The FT has put together the different wish lists that the G20 countries bring to the summit in London this weekend.

 

 

The disarmed European executive

Writing in Les Echos, Alexandre Counis and Jacques Docquiert write that the EU is ill equipped for this crisis. When the banking sector was collapsing requiring immediate rescue actions, the Commission was still contemplating about how to apply competition rules. The Stability and Growth Pact and its limited flexibility are insufficient in the current situation. With no money to raise from taxpayers of bonds the EU remains strapped by constraints. Amid a lack of political will and the rigidity of its instruments the only proactive role it can play for the recovery of financial markets is to reinforce norms and supervision.

 

 

Germany limits manager payments

The FT Deutschland reports that the German government has agreed on a draft law to limit manager payments with the following points: share options can be cashed in after 4 instead of 2 years; the supervisory board receives more power to cut managers salary in bad times; remuneration decisions are to be taken by the entire supervisory board, which in turn gets also more liable if excessive remunerations have been granted. 

 

Recovery for CEE currencies

The Hungarian Forint and other Eastern European currencies recovered yesterday after a rally on stock exchanges and speculations about an intervention of the central bank. The Forint appreciated by 1.8% against the euro, the polish Zloty by 1.2% and the Czech krona by 1.1%. FT Deutschland quotes analysts as saying that they expect currencies to recover from what they call an overshooting panic. Meanwhile, the situation remains critical for Latvia and Ukraine, where CDS are at record levels.

 

 


Don’t blame bankers but the government
The Irish Independent warns that the widespread public belief according to which Ireland’s misery is only the fault of some bankers is not only wrong but also dangerous as it prevents the government from taking the right policy actions. Ireland has not only to deal with a global credit crisis, a banking crisis and a construction crisis, but also a fiscal crisis. In the five years of the bubbles public spending rose by 50% with permanent commitments that need permanent taxation to pay for them. The current gap between taxes raised and money spent is 8% of GNP, which is €12bn in ready money. This has nothing to do with the bankers or the global recession. It is entirely down to Bertie Ahern's administration.
 
 
More stimulus in Belgium
The Belgian government is considering further relaunch measures according to Le Soir.  Prime minister Herman Van Rompuy says that the 2bn (including net income rise, VAT cuts for construction, higher unemployment benefits and support for companies in difficulties) might not be sufficient. A new expert group is to give advice.
 


…but not in Finland
The Finnish economic affairs minister Mauri Pekkarinen said that Finland should not tighten the belt more than other EU countries did, adding that Finland could afford some debt stimulus, reports Newsroom Finland . "By scraping along we would only pay for our EU partners' splurging," he added. He proposed bringing security and defense procurements forward in order to prevent sound companies going under and to keep people working until the next upturn.

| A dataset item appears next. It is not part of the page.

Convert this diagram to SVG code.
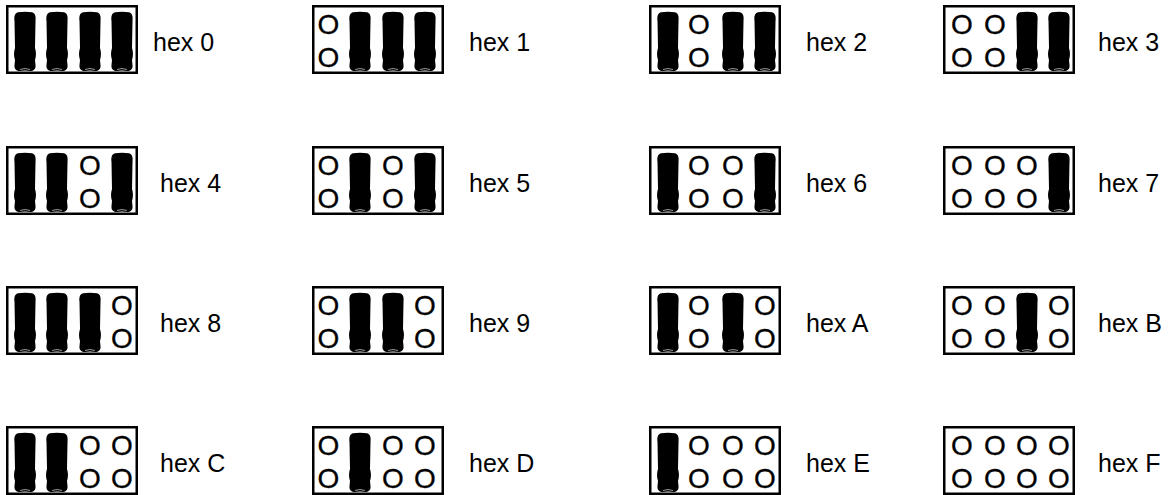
<svg xmlns="http://www.w3.org/2000/svg" xmlns:xlink="http://www.w3.org/1999/xlink" width="1173" height="495" viewBox="0 0 1173 495">
<style>
.box{fill:#fff;stroke:#000;stroke-width:2.5}
.lbl{font-family:"Liberation Sans",Arial,sans-serif;font-size:25px;fill:#000}
.o{font-family:"Liberation Sans",Arial,sans-serif;font-size:28px;fill:#000;stroke:#000;stroke-width:0.3;text-anchor:middle}
</style>
<defs>
<g id="bar">
<path d="M -7,0.3 C -3,-0.6 3,-0.6 7,0.3 C 10.5,1.2 11,5 10.5,9 L 10,36 C 11.3,40 11.3,44 10,48 L 10.5,53 C 11,57 8.5,59 5,59 C 2,58.3 -2,58.3 -5,59 C -8.5,59 -11,57 -10.5,53 L -10,48 C -11.3,44 -11.3,40 -10,36 L -10.5,9 C -11,5 -10.5,1.2 -7,0.3 Z" fill="#000"/>
<path d="M -5,57.5 Q 0,55.5 5,57.5" fill="none" stroke="#fff" stroke-width="0.6"/>
</g>
</defs>
<rect width="1173" height="495" fill="#fff"/>

<g id="hex0"><rect class="box" x="7.25" y="6.25" width="129.5" height="66.5"/>
<use xlink:href="#bar" x="25" y="12"/><use xlink:href="#bar" x="57" y="12"/><use xlink:href="#bar" x="90" y="12"/><use xlink:href="#bar" x="122" y="12"/>
<text class="lbl" x="153" y="51">hex 0</text></g>

<g id="hex1"><rect class="box" x="313.25" y="6.25" width="129.5" height="66.5"/>
<text class="o" x="328.5" y="33.5">O</text><text class="o" x="328.5" y="66.5">O</text>
<use xlink:href="#bar" x="360" y="12"/><use xlink:href="#bar" x="393" y="12"/><use xlink:href="#bar" x="425" y="12"/>
<text class="lbl" x="469" y="51">hex 1</text></g>

<g id="hex2"><rect class="box" x="650.25" y="6.25" width="129.5" height="66.5"/>
<use xlink:href="#bar" x="668" y="12"/>
<text class="o" x="699" y="33.5">O</text><text class="o" x="699" y="66.5">O</text>
<use xlink:href="#bar" x="733" y="12"/><use xlink:href="#bar" x="765" y="12"/>
<text class="lbl" x="806" y="51">hex 2</text></g>

<g id="hex3"><rect class="box" x="944.25" y="6.25" width="129.5" height="66.5"/>
<text class="o" x="962" y="33.5">O</text><text class="o" x="962" y="66.5">O</text>
<text class="o" x="995" y="33.5">O</text><text class="o" x="995" y="66.5">O</text>
<use xlink:href="#bar" x="1027" y="12"/><use xlink:href="#bar" x="1059" y="12"/>
<text class="lbl" x="1098" y="51">hex 3</text></g>

<g id="hex4"><rect class="box" x="7.25" y="147.25" width="129.5" height="66.5"/>
<use xlink:href="#bar" x="25" y="153"/><use xlink:href="#bar" x="57" y="153"/>
<text class="o" x="90" y="174.5">O</text><text class="o" x="90" y="207.5">O</text>
<use xlink:href="#bar" x="122" y="153"/>
<text class="lbl" x="160" y="192">hex 4</text></g>

<g id="hex5"><rect class="box" x="313.25" y="147.25" width="129.5" height="66.5"/>
<text class="o" x="328.5" y="174.5">O</text><text class="o" x="328.5" y="207.5">O</text>
<use xlink:href="#bar" x="360" y="153"/>
<text class="o" x="393" y="174.5">O</text><text class="o" x="393" y="207.5">O</text>
<use xlink:href="#bar" x="425" y="153"/>
<text class="lbl" x="469" y="192">hex 5</text></g>

<g id="hex6"><rect class="box" x="650.25" y="147.25" width="129.5" height="66.5"/>
<use xlink:href="#bar" x="668" y="153"/>
<text class="o" x="699" y="174.5">O</text><text class="o" x="699" y="207.5">O</text>
<text class="o" x="733" y="174.5">O</text><text class="o" x="733" y="207.5">O</text>
<use xlink:href="#bar" x="765" y="153"/>
<text class="lbl" x="806" y="192">hex 6</text></g>

<g id="hex7"><rect class="box" x="944.25" y="147.25" width="129.5" height="66.5"/>
<text class="o" x="962" y="174.5">O</text><text class="o" x="962" y="207.5">O</text>
<text class="o" x="995" y="174.5">O</text><text class="o" x="995" y="207.5">O</text>
<text class="o" x="1027" y="174.5">O</text><text class="o" x="1027" y="207.5">O</text>
<use xlink:href="#bar" x="1059" y="153"/>
<text class="lbl" x="1098" y="192">hex 7</text></g>

<g id="hex8"><rect class="box" x="7.25" y="287.25" width="129.5" height="66.5"/>
<use xlink:href="#bar" x="25" y="293"/><use xlink:href="#bar" x="57" y="293"/><use xlink:href="#bar" x="90" y="293"/>
<text class="o" x="122" y="314.5">O</text><text class="o" x="122" y="347.5">O</text>
<text class="lbl" x="160" y="332">hex 8</text></g>

<g id="hex9"><rect class="box" x="313.25" y="287.25" width="129.5" height="66.5"/>
<text class="o" x="328.5" y="314.5">O</text><text class="o" x="328.5" y="347.5">O</text>
<use xlink:href="#bar" x="360" y="293"/><use xlink:href="#bar" x="393" y="293"/>
<text class="o" x="425" y="314.5">O</text><text class="o" x="425" y="347.5">O</text>
<text class="lbl" x="469" y="332">hex 9</text></g>

<g id="hexA"><rect class="box" x="650.25" y="287.25" width="129.5" height="66.5"/>
<use xlink:href="#bar" x="668" y="293"/>
<text class="o" x="699" y="314.5">O</text><text class="o" x="699" y="347.5">O</text>
<use xlink:href="#bar" x="733" y="293"/>
<text class="o" x="765" y="314.5">O</text><text class="o" x="765" y="347.5">O</text>
<text class="lbl" x="806" y="332">hex A</text></g>

<g id="hexB"><rect class="box" x="944.25" y="287.25" width="129.5" height="66.5"/>
<text class="o" x="962" y="314.5">O</text><text class="o" x="962" y="347.5">O</text>
<text class="o" x="995" y="314.5">O</text><text class="o" x="995" y="347.5">O</text>
<use xlink:href="#bar" x="1027" y="293"/>
<text class="o" x="1059" y="314.5">O</text><text class="o" x="1059" y="347.5">O</text>
<text class="lbl" x="1098" y="332">hex B</text></g>

<g id="hexC"><rect class="box" x="7.25" y="427.25" width="129.5" height="66.5"/>
<use xlink:href="#bar" x="25" y="433"/><use xlink:href="#bar" x="57" y="433"/>
<text class="o" x="90" y="454.5">O</text><text class="o" x="90" y="487.5">O</text>
<text class="o" x="122" y="454.5">O</text><text class="o" x="122" y="487.5">O</text>
<text class="lbl" x="160" y="472">hex C</text></g>

<g id="hexD"><rect class="box" x="313.25" y="427.25" width="129.5" height="66.5"/>
<text class="o" x="328.5" y="454.5">O</text><text class="o" x="328.5" y="487.5">O</text>
<use xlink:href="#bar" x="360" y="433"/>
<text class="o" x="393" y="454.5">O</text><text class="o" x="393" y="487.5">O</text>
<text class="o" x="425" y="454.5">O</text><text class="o" x="425" y="487.5">O</text>
<text class="lbl" x="469" y="472">hex D</text></g>

<g id="hexE"><rect class="box" x="650.25" y="427.25" width="129.5" height="66.5"/>
<use xlink:href="#bar" x="668" y="433"/>
<text class="o" x="699" y="454.5">O</text><text class="o" x="699" y="487.5">O</text>
<text class="o" x="733" y="454.5">O</text><text class="o" x="733" y="487.5">O</text>
<text class="o" x="765" y="454.5">O</text><text class="o" x="765" y="487.5">O</text>
<text class="lbl" x="806" y="472">hex E</text></g>

<g id="hexF"><rect class="box" x="944.25" y="427.25" width="129.5" height="66.5"/>
<text class="o" x="962" y="454.5">O</text><text class="o" x="962" y="487.5">O</text>
<text class="o" x="995" y="454.5">O</text><text class="o" x="995" y="487.5">O</text>
<text class="o" x="1027" y="454.5">O</text><text class="o" x="1027" y="487.5">O</text>
<text class="o" x="1059" y="454.5">O</text><text class="o" x="1059" y="487.5">O</text>
<text class="lbl" x="1098" y="472">hex F</text></g>
</svg>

Greek central bank pressures commercial banks  
Banks will have to cut interest rates paid on deposits in order to improve lending conditions, reports Kathemerini. Bank of Greece Governor Giorgos Provopoulos is believed to have threatened commercial lenders with fines if they do not take his advice. Central bank officials said they want the pace of credit expansion to remain above 10 percent this year. However, some industry sources admit this is unlikely to happen as the economy slows under the weight of the global crisis.
 

 

European Parliament adopts proposal for a euro area wide bond issue

Jean Quatremer has an interesting history behind yesterday surprise vote by the European Parliament in favour a pan-European bond issue. Quatremer writes that Delors proposed it back in 1993, but the idea was rejected by Germany and France. In 1999, Yves Thibault de Silguy made a similar proposal, again to no avail. Now German is still blocking, but at least has indicated that it will not allow a member state to default.